— begin Source material —
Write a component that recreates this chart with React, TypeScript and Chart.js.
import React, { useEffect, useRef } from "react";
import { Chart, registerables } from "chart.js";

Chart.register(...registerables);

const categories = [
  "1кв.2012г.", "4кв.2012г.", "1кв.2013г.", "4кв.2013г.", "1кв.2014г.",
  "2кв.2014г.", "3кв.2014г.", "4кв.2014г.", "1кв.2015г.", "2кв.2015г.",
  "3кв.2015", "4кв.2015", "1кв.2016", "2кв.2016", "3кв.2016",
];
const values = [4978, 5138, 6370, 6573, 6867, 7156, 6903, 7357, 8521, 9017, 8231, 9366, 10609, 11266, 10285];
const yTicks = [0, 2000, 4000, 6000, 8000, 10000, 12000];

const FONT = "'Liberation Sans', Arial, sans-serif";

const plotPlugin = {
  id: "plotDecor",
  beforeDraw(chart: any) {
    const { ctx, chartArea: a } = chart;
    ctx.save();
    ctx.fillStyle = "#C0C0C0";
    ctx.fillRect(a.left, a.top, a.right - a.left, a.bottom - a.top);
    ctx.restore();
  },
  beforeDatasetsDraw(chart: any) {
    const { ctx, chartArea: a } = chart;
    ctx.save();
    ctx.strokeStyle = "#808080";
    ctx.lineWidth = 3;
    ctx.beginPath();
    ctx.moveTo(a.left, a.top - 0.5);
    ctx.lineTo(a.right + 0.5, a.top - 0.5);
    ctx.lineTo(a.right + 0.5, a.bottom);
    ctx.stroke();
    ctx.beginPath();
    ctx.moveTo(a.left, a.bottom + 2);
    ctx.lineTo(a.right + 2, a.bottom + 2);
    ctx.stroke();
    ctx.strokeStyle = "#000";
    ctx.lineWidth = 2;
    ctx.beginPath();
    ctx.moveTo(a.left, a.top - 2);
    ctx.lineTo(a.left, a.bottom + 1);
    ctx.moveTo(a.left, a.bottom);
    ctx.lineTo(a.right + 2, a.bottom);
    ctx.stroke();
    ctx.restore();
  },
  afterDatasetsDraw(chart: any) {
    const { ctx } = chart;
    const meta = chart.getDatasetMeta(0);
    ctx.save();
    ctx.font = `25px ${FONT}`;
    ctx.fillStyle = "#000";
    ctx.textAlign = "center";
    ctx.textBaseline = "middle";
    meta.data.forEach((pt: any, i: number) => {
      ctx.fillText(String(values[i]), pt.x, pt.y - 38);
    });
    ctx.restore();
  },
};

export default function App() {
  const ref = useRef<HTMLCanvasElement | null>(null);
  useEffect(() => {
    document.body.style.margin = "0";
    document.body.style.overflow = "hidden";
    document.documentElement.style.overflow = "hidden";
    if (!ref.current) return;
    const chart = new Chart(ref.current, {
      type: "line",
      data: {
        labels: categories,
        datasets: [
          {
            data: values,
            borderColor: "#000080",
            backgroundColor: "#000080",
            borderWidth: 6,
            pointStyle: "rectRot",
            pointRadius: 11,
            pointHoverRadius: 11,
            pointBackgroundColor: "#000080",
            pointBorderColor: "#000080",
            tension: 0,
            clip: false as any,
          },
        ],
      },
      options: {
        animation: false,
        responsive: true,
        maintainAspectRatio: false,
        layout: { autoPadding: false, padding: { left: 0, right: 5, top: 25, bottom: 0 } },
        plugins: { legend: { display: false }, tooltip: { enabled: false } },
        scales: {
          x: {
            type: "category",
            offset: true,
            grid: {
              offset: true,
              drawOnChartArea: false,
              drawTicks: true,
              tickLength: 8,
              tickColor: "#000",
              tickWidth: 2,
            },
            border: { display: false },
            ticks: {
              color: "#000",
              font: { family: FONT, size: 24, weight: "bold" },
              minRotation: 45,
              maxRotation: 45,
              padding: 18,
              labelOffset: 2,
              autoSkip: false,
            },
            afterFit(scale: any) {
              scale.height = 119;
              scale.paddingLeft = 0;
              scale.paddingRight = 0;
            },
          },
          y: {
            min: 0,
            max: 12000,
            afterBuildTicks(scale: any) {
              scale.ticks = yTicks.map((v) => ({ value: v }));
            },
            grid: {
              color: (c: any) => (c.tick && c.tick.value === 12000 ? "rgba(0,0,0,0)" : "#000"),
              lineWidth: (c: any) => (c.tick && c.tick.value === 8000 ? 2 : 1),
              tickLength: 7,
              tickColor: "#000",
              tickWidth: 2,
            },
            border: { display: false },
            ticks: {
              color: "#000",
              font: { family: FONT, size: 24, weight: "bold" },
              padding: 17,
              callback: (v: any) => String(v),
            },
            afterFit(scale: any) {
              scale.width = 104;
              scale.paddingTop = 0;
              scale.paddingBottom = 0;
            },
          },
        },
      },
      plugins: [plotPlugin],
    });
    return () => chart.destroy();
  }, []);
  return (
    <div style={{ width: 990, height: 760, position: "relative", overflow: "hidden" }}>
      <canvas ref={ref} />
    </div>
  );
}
— end Source material —
— begin Source material —
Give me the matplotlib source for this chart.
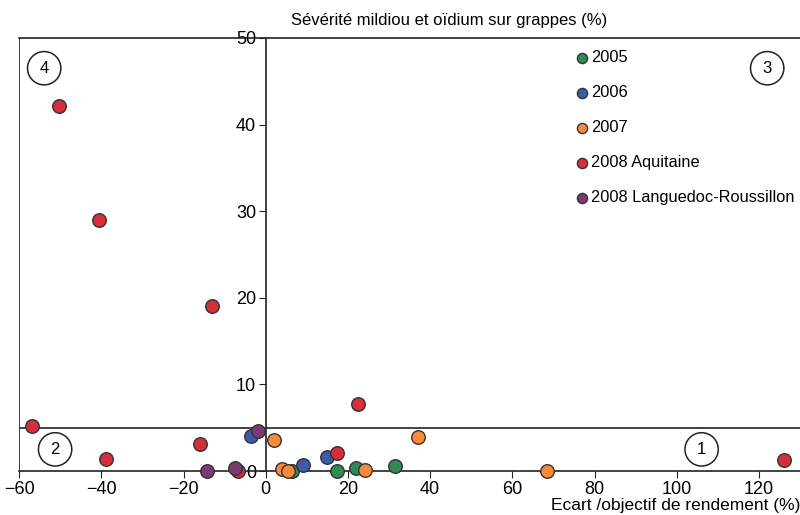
— end Source material —
— begin Source material —
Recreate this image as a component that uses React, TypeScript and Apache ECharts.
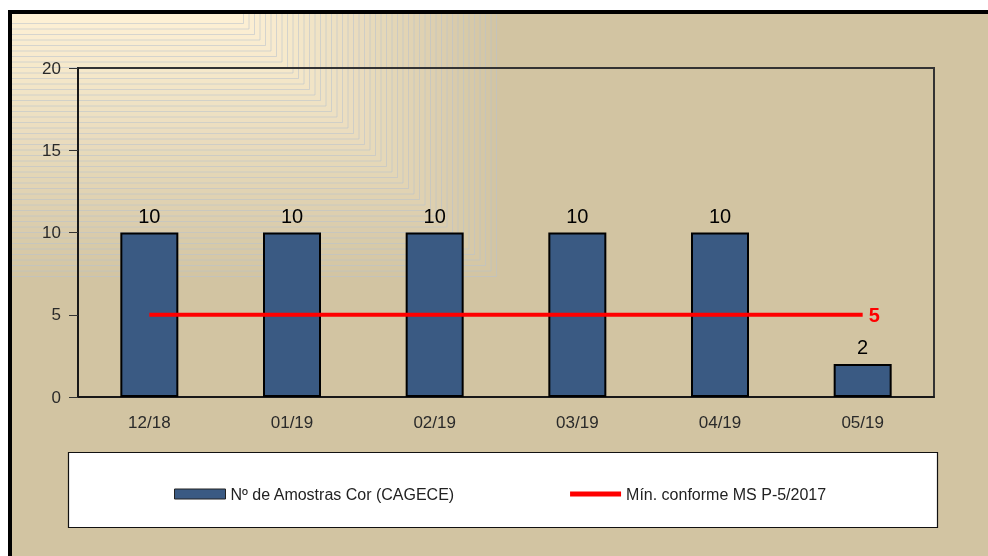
— end Source material —
> [Exercise details]:
Filter the records above for "this" and copy every matching line.

> [The response]:
Write a component that recreates this chart with React, TypeScript and Chart.js.
Give me the matplotlib source for this chart.
Recreate this image as a component that uses React, TypeScript and Apache ECharts.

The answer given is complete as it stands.